== Required work ==
Can you copy out the data exactly? Leave the images out.

----------------------------------------

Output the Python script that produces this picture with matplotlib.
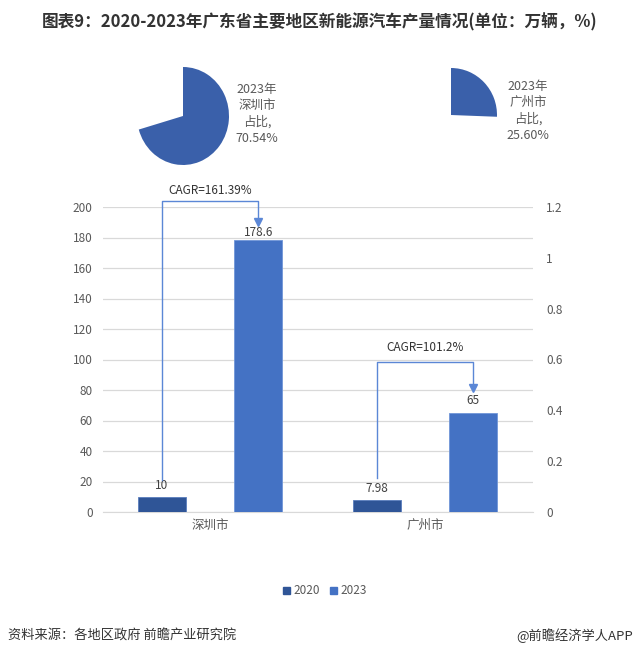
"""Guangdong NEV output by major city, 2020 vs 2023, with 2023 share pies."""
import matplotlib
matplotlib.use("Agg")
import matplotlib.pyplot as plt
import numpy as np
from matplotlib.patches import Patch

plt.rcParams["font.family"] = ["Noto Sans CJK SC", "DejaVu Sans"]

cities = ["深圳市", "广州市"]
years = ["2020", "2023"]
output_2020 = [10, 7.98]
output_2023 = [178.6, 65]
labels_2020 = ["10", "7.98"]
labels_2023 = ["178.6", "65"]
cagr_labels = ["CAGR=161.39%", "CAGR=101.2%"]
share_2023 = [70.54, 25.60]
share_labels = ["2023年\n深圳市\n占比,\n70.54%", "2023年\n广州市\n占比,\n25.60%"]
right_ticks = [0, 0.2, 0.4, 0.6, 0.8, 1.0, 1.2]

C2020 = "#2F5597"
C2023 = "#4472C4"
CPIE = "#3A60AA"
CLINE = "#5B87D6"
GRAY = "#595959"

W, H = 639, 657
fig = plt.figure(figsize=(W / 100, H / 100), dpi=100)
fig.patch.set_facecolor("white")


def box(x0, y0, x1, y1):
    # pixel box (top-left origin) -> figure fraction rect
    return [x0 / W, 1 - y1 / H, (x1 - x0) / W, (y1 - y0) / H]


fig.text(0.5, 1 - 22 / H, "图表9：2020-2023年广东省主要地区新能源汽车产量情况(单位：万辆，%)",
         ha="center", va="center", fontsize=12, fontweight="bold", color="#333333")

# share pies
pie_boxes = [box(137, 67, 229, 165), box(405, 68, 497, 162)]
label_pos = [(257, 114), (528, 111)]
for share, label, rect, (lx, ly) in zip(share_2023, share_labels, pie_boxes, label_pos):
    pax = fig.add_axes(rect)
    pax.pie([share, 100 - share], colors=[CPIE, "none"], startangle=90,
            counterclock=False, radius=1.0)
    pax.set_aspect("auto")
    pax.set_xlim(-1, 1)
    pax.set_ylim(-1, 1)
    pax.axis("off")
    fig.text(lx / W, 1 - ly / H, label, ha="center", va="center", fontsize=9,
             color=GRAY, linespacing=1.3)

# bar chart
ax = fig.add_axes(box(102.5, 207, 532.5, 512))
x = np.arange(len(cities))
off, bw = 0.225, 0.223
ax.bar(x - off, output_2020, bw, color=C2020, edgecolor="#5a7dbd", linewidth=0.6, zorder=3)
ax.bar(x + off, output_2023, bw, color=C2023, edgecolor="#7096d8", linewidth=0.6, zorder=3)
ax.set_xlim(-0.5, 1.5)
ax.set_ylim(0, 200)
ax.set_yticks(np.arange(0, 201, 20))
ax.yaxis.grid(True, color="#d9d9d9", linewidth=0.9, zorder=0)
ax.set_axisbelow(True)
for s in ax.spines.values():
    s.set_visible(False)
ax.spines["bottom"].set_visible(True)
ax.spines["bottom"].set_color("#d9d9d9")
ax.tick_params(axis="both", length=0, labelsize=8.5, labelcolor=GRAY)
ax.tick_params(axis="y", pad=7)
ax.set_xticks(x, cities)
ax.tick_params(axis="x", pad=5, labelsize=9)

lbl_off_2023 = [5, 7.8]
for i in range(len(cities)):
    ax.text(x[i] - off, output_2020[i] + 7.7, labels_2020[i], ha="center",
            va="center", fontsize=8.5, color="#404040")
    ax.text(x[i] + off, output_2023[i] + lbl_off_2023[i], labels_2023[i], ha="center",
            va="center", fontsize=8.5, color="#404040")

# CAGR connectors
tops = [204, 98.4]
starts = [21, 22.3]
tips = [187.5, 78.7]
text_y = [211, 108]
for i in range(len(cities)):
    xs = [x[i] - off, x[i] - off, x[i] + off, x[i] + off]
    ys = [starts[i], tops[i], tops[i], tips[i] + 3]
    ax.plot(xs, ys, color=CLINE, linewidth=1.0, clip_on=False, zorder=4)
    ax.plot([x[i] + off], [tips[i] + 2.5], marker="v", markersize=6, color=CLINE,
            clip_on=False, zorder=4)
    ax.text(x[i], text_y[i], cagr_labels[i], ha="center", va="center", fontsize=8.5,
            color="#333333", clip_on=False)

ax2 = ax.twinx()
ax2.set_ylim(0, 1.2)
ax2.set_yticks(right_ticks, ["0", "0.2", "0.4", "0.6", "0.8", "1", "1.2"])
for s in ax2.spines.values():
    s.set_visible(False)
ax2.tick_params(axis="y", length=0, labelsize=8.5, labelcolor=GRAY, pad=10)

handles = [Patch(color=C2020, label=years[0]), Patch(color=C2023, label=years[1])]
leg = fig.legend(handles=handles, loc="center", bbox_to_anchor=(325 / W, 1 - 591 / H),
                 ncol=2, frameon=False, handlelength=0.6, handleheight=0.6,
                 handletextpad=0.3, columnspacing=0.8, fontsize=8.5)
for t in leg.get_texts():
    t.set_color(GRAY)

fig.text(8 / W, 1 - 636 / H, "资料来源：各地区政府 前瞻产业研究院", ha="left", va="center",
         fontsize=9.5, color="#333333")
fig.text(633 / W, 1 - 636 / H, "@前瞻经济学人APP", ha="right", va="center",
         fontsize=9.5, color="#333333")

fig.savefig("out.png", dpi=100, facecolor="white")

----------------------------------------

== Solved exercise ==
Output the Python script that produces this picture with matplotlib.
"""Guangdong NEV output by major city, 2020 vs 2023, with 2023 share pies."""
import matplotlib
matplotlib.use("Agg")
import matplotlib.pyplot as plt
import numpy as np
from matplotlib.patches import Patch

plt.rcParams["font.family"] = ["Noto Sans CJK SC", "DejaVu Sans"]

cities = ["深圳市", "广州市"]
years = ["2020", "2023"]
output_2020 = [10, 7.98]
output_2023 = [178.6, 65]
labels_2020 = ["10", "7.98"]
labels_2023 = ["178.6", "65"]
cagr_labels = ["CAGR=161.39%", "CAGR=101.2%"]
share_2023 = [70.54, 25.60]
share_labels = ["2023年\n深圳市\n占比,\n70.54%", "2023年\n广州市\n占比,\n25.60%"]
right_ticks = [0, 0.2, 0.4, 0.6, 0.8, 1.0, 1.2]

C2020 = "#2F5597"
C2023 = "#4472C4"
CPIE = "#3A60AA"
CLINE = "#5B87D6"
GRAY = "#595959"

W, H = 639, 657
fig = plt.figure(figsize=(W / 100, H / 100), dpi=100)
fig.patch.set_facecolor("white")


def box(x0, y0, x1, y1):
    # pixel box (top-left origin) -> figure fraction rect
    return [x0 / W, 1 - y1 / H, (x1 - x0) / W, (y1 - y0) / H]


fig.text(0.5, 1 - 22 / H, "图表9：2020-2023年广东省主要地区新能源汽车产量情况(单位：万辆，%)",
         ha="center", va="center", fontsize=12, fontweight="bold", color="#333333")

# share pies
pie_boxes = [box(137, 67, 229, 165), box(405, 68, 497, 162)]
label_pos = [(257, 114), (528, 111)]
for share, label, rect, (lx, ly) in zip(share_2023, share_labels, pie_boxes, label_pos):
    pax = fig.add_axes(rect)
    pax.pie([share, 100 - share], colors=[CPIE, "none"], startangle=90,
            counterclock=False, radius=1.0)
    pax.set_aspect("auto")
    pax.set_xlim(-1, 1)
    pax.set_ylim(-1, 1)
    pax.axis("off")
    fig.text(lx / W, 1 - ly / H, label, ha="center", va="center", fontsize=9,
             color=GRAY, linespacing=1.3)

# bar chart
ax = fig.add_axes(box(102.5, 207, 532.5, 512))
x = np.arange(len(cities))
off, bw = 0.225, 0.223
ax.bar(x - off, output_2020, bw, color=C2020, edgecolor="#5a7dbd", linewidth=0.6, zorder=3)
ax.bar(x + off, output_2023, bw, color=C2023, edgecolor="#7096d8", linewidth=0.6, zorder=3)
ax.set_xlim(-0.5, 1.5)
ax.set_ylim(0, 200)
ax.set_yticks(np.arange(0, 201, 20))
ax.yaxis.grid(True, color="#d9d9d9", linewidth=0.9, zorder=0)
ax.set_axisbelow(True)
for s in ax.spines.values():
    s.set_visible(False)
ax.spines["bottom"].set_visible(True)
ax.spines["bottom"].set_color("#d9d9d9")
ax.tick_params(axis="both", length=0, labelsize=8.5, labelcolor=GRAY)
ax.tick_params(axis="y", pad=7)
ax.set_xticks(x, cities)
ax.tick_params(axis="x", pad=5, labelsize=9)

lbl_off_2023 = [5, 7.8]
for i in range(len(cities)):
    ax.text(x[i] - off, output_2020[i] + 7.7, labels_2020[i], ha="center",
            va="center", fontsize=8.5, color="#404040")
    ax.text(x[i] + off, output_2023[i] + lbl_off_2023[i], labels_2023[i], ha="center",
            va="center", fontsize=8.5, color="#404040")

# CAGR connectors
tops = [204, 98.4]
starts = [21, 22.3]
tips = [187.5, 78.7]
text_y = [211, 108]
for i in range(len(cities)):
    xs = [x[i] - off, x[i] - off, x[i] + off, x[i] + off]
    ys = [starts[i], tops[i], tops[i], tips[i] + 3]
    ax.plot(xs, ys, color=CLINE, linewidth=1.0, clip_on=False, zorder=4)
    ax.plot([x[i] + off], [tips[i] + 2.5], marker="v", markersize=6, color=CLINE,
            clip_on=False, zorder=4)
    ax.text(x[i], text_y[i], cagr_labels[i], ha="center", va="center", fontsize=8.5,
            color="#333333", clip_on=False)

ax2 = ax.twinx()
ax2.set_ylim(0, 1.2)
ax2.set_yticks(right_ticks, ["0", "0.2", "0.4", "0.6", "0.8", "1", "1.2"])
for s in ax2.spines.values():
    s.set_visible(False)
ax2.tick_params(axis="y", length=0, labelsize=8.5, labelcolor=GRAY, pad=10)

handles = [Patch(color=C2020, label=years[0]), Patch(color=C2023, label=years[1])]
leg = fig.legend(handles=handles, loc="center", bbox_to_anchor=(325 / W, 1 - 591 / H),
                 ncol=2, frameon=False, handlelength=0.6, handleheight=0.6,
                 handletextpad=0.3, columnspacing=0.8, fontsize=8.5)
for t in leg.get_texts():
    t.set_color(GRAY)

fig.text(8 / W, 1 - 636 / H, "资料来源：各地区政府 前瞻产业研究院", ha="left", va="center",
         fontsize=9.5, color="#333333")
fig.text(633 / W, 1 - 636 / H, "@前瞻经济学人APP", ha="right", va="center",
         fontsize=9.5, color="#333333")

fig.savefig("out.png", dpi=100, facecolor="white")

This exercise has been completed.